> **Problem details**
Output the first line of the listing and each line after it, up to and including the line that contains "import matplotlib.pyplot as plt", exactly as written, minus the pictures.

> **Data segment**
_____

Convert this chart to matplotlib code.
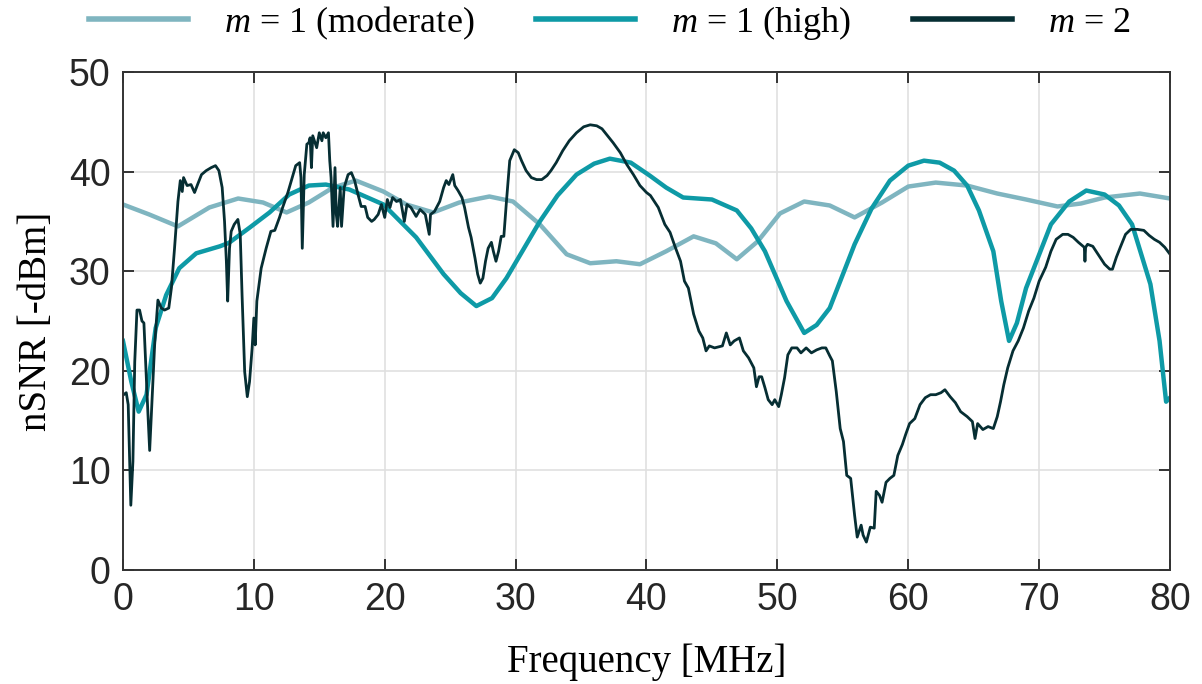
import numpy as np
import matplotlib.pyplot as plt

# m = 1 (moderate)
f_mod = [0, 2, 4.2, 6.6, 8.8, 10.7, 12.5, 14.2, 16.05, 17.8, 19.9, 21.65, 23.7, 25.7, 28,
         29.8, 31.85, 33.9, 35.7, 37.7, 39.5, 41.5, 43.6, 45.3, 46.9, 48.5, 50.2, 52.05, 54,
         55.9, 58, 60, 62.1, 64.5, 66.8, 69, 71.4, 73.2, 75, 77.7, 80]
y_mod = [36.7, 35.7, 34.5, 36.4, 37.3, 36.9, 35.9, 36.9, 38.4, 39.1, 38.0, 36.7, 35.9, 36.9, 37.5,
         37.0, 34.7, 31.7, 30.8, 31.0, 30.7, 32.0, 33.5, 32.8, 31.2, 33.0, 35.8, 37.0, 36.6,
         35.4, 36.9, 38.5, 38.9, 38.6, 37.8, 37.2, 36.5, 36.8, 37.4, 37.8, 37.3]

# m = 1 (high)
f_high = [0, 0.64, 1.2, 1.8, 2.5, 3.3, 4.3, 5.6, 7.4, 8.1, 9.7, 11.2, 12.7, 14.2, 15.5, 17.3,
          19.9, 22.4, 24.5, 25.8, 27, 28.2, 29.3, 30.6, 31.85, 33.2, 34.65, 36, 37.2, 38.8,
          40.25, 41.5, 42.8, 45, 46.9, 48, 49.05, 50.7, 52.05, 53, 54, 55.9, 57.2, 58.6, 60,
          61.2, 62.4, 63.5, 64.5, 65.4, 66.5, 67.1, 67.7, 68.3, 69, 70.9, 72.3, 73.6, 75,
          76.1, 77.1, 78.5, 79.2, 79.7, 80]
y_high = [23.0, 18.9, 15.9, 17.6, 24.3, 27.6, 30.3, 31.8, 32.5, 32.85, 34.4, 35.9, 37.7, 38.6,
          38.7, 38.2, 36.7, 33.4, 29.7, 27.8, 26.5, 27.3, 29.3, 32.2, 35.0, 37.6, 39.7, 40.8,
          41.3, 40.9, 39.6, 38.4, 37.4, 37.2, 36.1, 34.3, 32.0, 27.0, 23.8, 24.6, 26.3, 32.7,
          36.3, 39.1, 40.6, 41.1, 40.9, 40.1, 38.6, 36.1, 32.0, 27.0, 23.0, 24.8, 28.3, 34.7,
          37.0, 38.1, 37.7, 36.6, 34.7, 28.7, 23.0, 16.9, 17.3]

# m = 2
f_m2 = [0.05, 0.25, 0.4, 0.6, 0.76, 0.9, 1.07, 1.27, 1.45, 1.6, 1.73, 1.9, 2.04, 2.24, 2.42,
        2.67, 2.93, 3.18, 3.5, 3.7, 3.94, 4.2, 4.38, 4.53, 4.63, 4.9, 5.2, 5.47, 5.7, 6.0,
        6.36, 6.74, 7.07, 7.33, 7.58, 7.76, 7.9, 8.0, 8.14, 8.27, 8.5, 8.78, 8.96, 9.1, 9.3,
        9.5, 9.67, 9.87, 10.0, 10.1, 10.23, 10.56, 10.94, 11.3, 11.6, 11.96, 12.2, 12.6, 13.0,
        13.2, 13.5, 13.6, 13.7, 13.85, 14.05, 14.2, 14.3, 14.4, 14.5, 14.8, 15.0, 15.2, 15.3,
        15.5, 15.7, 15.8, 15.9, 16.05, 16.2, 16.3, 16.4, 16.6, 16.7, 16.9, 17.2, 17.45, 17.7,
        17.96, 18.2, 18.5, 18.7, 19.0, 19.2, 19.5, 19.75, 20.0, 20.2, 20.4, 20.6, 20.9, 21.2,
        21.5, 21.7, 22.0, 22.4, 22.7, 23.1, 23.4, 23.5, 23.8, 24.2, 24.5, 24.7, 24.9, 25.2,
        25.35, 25.6, 25.9, 26.1, 26.4, 26.6, 26.9, 27.1, 27.3, 27.5, 27.7, 27.9, 28.15, 28.3,
        28.5, 28.7, 28.9, 29.1, 29.3, 29.55, 29.9, 30.2, 30.45, 30.8, 31.2, 31.6, 32.0, 32.4,
        32.7, 33.1, 33.6, 34.1, 34.65, 35.2, 35.7, 36.2, 36.6, 36.9, 37.45, 38.0, 38.5, 39.0,
        39.5, 40.0, 40.3, 40.9, 41.4, 41.8, 42.2, 42.6, 42.9, 43.2, 43.6, 44.0, 44.3, 44.55,
        44.8, 45.2, 45.8, 46.1, 46.4, 46.7, 47.1, 47.4, 47.8, 48.2, 48.4, 48.6, 48.8, 49.05,
        49.3, 49.6, 49.8, 50.1, 50.3, 50.55, 50.8, 51.1, 51.5, 51.8, 52.2, 52.6, 53.0, 53.4,
        53.7, 54.0, 54.2, 54.5, 54.8, 55.05, 55.3, 55.6, 55.9, 56.1, 56.4, 56.55, 56.8, 57.1,
        57.4, 57.55, 57.8, 58.0, 58.3, 58.6, 58.9, 59.2, 59.55, 59.8, 60.1, 60.5, 60.9, 61.3,
        61.7, 62.1, 62.5, 62.8, 63.2, 63.6, 64.0, 64.5, 64.9, 65.1, 65.3, 65.7, 66.1, 66.5,
        66.8, 67.05, 67.3, 67.6, 68.0, 68.4, 68.8, 69.2, 69.6, 70.0, 70.5, 70.9, 71.3, 71.8,
        72.2, 72.6, 73.0, 73.45, 73.5, 73.55, 73.7, 74.1, 74.5, 75.0, 75.4, 75.6, 75.9, 76.2,
        76.6, 77.0, 77.5, 78.0, 78.4, 78.8, 79.2, 79.6, 80.0]
y_m2 = [17.6, 17.8, 16.6, 6.5, 10.9, 20.9, 26.1, 26.1, 25.0, 24.8, 20.9, 15.9, 12.0, 17.6, 22.6,
        27.1, 26.3, 26.1, 26.3, 28.3, 32.3, 37.0, 39.1, 38.0, 39.4, 38.6, 38.7, 37.9, 38.7, 39.7,
        40.1, 40.4, 40.6, 40.1, 38.4, 35.0, 31.0, 27.0, 32.3, 34.0, 34.7, 35.2, 33.7, 27.6, 19.9,
        17.4, 18.9, 22.3, 25.3, 22.6, 27.0, 30.3, 32.3, 34.0, 34.1, 35.4, 36.4, 37.9, 39.7,
        40.6, 40.9, 39.4, 32.3, 39.7, 42.75, 42.9, 43.4, 40.4, 43.6, 42.4, 43.9, 43.1, 43.9,
        43.4, 43.9, 41.1, 39.4, 34.5, 40.4, 35.7, 34.5, 38.4, 34.5, 38.4, 39.7, 39.9, 39.1,
        37.7, 36.5, 36.5, 35.4, 35.0, 35.2, 35.7, 36.7, 35.4, 37.2, 36.4, 37.4, 37.0, 37.2,
        35.0, 36.7, 36.4, 35.5, 36.2, 35.7, 33.7, 35.7, 36.0, 37.0, 38.4, 39.1, 38.7, 39.7,
        38.6, 38.1, 37.4, 36.4, 34.4, 33.4, 31.3, 29.7, 28.8, 29.3, 31.0, 32.3, 32.9, 32.0,
        31.0, 32.0, 33.5, 33.5, 37.0, 41.1, 42.2, 41.9, 41.1, 40.1, 39.4, 39.2, 39.2, 39.6,
        40.1, 40.9, 42.1, 43.1, 43.9, 44.5, 44.7, 44.6, 44.3, 43.8, 42.9, 41.9, 40.7, 39.7,
        38.6, 37.9, 37.6, 36.4, 34.7, 33.9, 32.4, 31.0, 29.0, 28.3, 25.7, 24.0, 23.3, 22.0,
        22.5, 22.3, 22.5, 23.8, 22.6, 23.0, 23.3, 22.0, 21.3, 20.3, 18.4, 19.4, 19.4, 18.3,
        17.1, 16.6, 17.1, 16.4, 17.6, 19.3, 21.6, 22.3, 22.3, 21.8, 22.3, 21.8, 22.1, 22.3,
        22.3, 21.5, 21.0, 17.9, 14.2, 12.9, 9.5, 9.2, 5.5, 3.3, 4.5, 3.5, 2.8, 4.3,
        4.2, 7.9, 7.5, 6.8, 8.8, 9.2, 9.5, 11.5, 12.6, 13.6, 14.7, 15.2, 16.6, 17.3,
        17.6, 17.6, 17.8, 18.1, 17.4, 16.8, 15.9, 15.4, 14.9, 13.2, 14.7, 14.1, 14.4, 14.2,
        15.4, 16.9, 18.6, 20.3, 22.0, 23.0, 24.3, 26.0, 27.3, 29.0, 30.4, 32.0, 33.2, 33.7,
        33.7, 33.4, 32.9, 32.4, 31.0, 32.4, 32.7, 32.5, 31.7, 30.7, 30.2, 30.2, 31.4, 32.4,
        33.7, 34.2, 34.2, 34.1, 33.6, 33.2, 32.9, 32.4, 31.7]

labels = ['$m$ = 1 (moderate)', '$m$ = 1 (high)', '$m$ = 2']
xticks = [0, 10, 20, 30, 40, 50, 60, 70, 80]
yticks = [0, 10, 20, 30, 40, 50]

plt.rcParams['mathtext.fontset'] = 'custom'
plt.rcParams['mathtext.it'] = 'Liberation Serif:italic'
plt.rcParams['mathtext.rm'] = 'Liberation Serif'

fig = plt.figure(figsize=(12.02, 6.84), dpi=100)
ax = fig.add_axes([0.1023, 0.1667, 0.8711, 0.728])

ax.plot(f_mod, y_mod, color='#7fb5c0', lw=3.2, label=labels[0])
ax.plot(f_high, y_high, color='#0e9aa6', lw=3.2, label=labels[1])
ax.plot(f_m2, y_m2, color='#062e33', lw=2.0, label=labels[2])

ax.set_xlim(0, 80)
ax.set_ylim(0, 50)
ax.set_xticks(xticks)
ax.set_yticks(yticks)
ax.grid(True, color='#e0e0e0', lw=1.2)
ax.set_axisbelow(True)
ax.tick_params(direction='in', length=8, width=1.3, top=True, right=True,
               labelsize=27, colors='#262626', pad=9)
for tl in ax.get_xticklabels() + ax.get_yticklabels():
    tl.set_family('Liberation Sans')
for s in ax.spines.values():
    s.set_color('#333333')
    s.set_linewidth(1.4)

ax.set_xlabel('Frequency [MHz]', family='Liberation Serif', fontsize=28, labelpad=18)
ax.set_ylabel('nSNR [-dBm]', family='Liberation Serif', fontsize=28, labelpad=10)

leg = ax.legend(loc='lower center', bbox_to_anchor=(0.465, 0.995), ncol=3, frameon=False,
                handlelength=2.75, columnspacing=1.7, handletextpad=1.0,
                prop={'family': 'Liberation Serif', 'size': 26})
for line in leg.get_lines():
    line.set_linewidth(4)

plt.savefig('out.png', dpi=100)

_____

> **Exercise output**
Convert this chart to matplotlib code.
import numpy as np
import matplotlib.pyplot as plt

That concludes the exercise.